At 02:17 PM 5/11/00 -0500, Joe wrote:
>>>Today, I was given a bunch of interesting vintage items.
>>> HP 88396 SCSI to parrallel interface.
>
> Did you ever find out more about this?
> I just picked up one of one yesterday with the cables. The other end of
>the cable that fits the DB-25 connector has a male Centronics style
>connector on it. The SCSI port has a feed-through type terminator on it.
>Attached to that is a cable that has a micro-SCSI connector on the other
>end of it. FWIW the box says "same functionality as 88395".
>
> Joe

I also have an 88395. It has been a puzzle for me. The enclosure
is the same of such HPIL gadgets as the 82164 and 82165. However,
the power supply connector is different; mine in fact had a big
wart xformer attached made by AT&T and rated 20VAC, 2A, and marked
"security isolation transformer".

Inside, there is an MC68B09FN uController, an NCR SCSI chip,
an MB8464-15 static ram, a 28 pin ROM, bridge+filter+regulator,
and finally, what seems like too much glue logic (14 chips) near
the parallel port. In particular, there is a 20 pin quad (TI 901FF)

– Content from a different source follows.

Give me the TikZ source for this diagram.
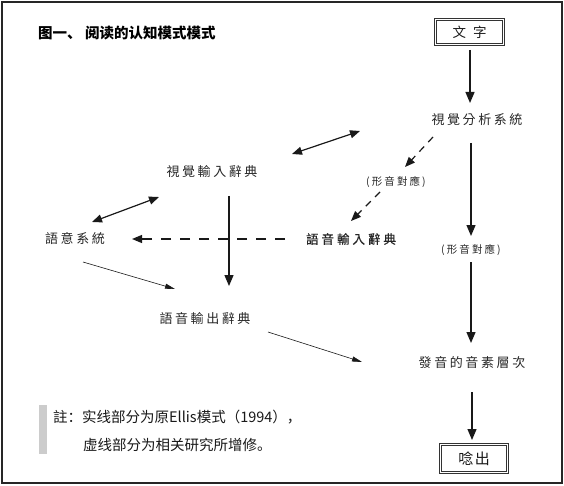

somewhere between the data bus and the paralell port. Perhaps
some clocked parallel I/O? or a FIFO? Seems to me that they were
trying to increase the speed of the parallel port to meet that of the
SCSI chip at the other end. The chips were all manufactured in '88 or
before, so I'd say this was built in '89 . This was a device
designed to provide SCSI connectivity to something that had parallel
ports and no easy way of adding other cards; I don't think that it
was intended for Vectras. I suspect that this was designed to
give the HPIB-based 9000-300 systems (which had a parallel port) the
opportunity to talk to SCSI tape drives, perhaps even HD's (though
not for boot devices, I'm sure). 1989 is about the right time;
it was then that it became clear that HPIB hard disks were a dead end.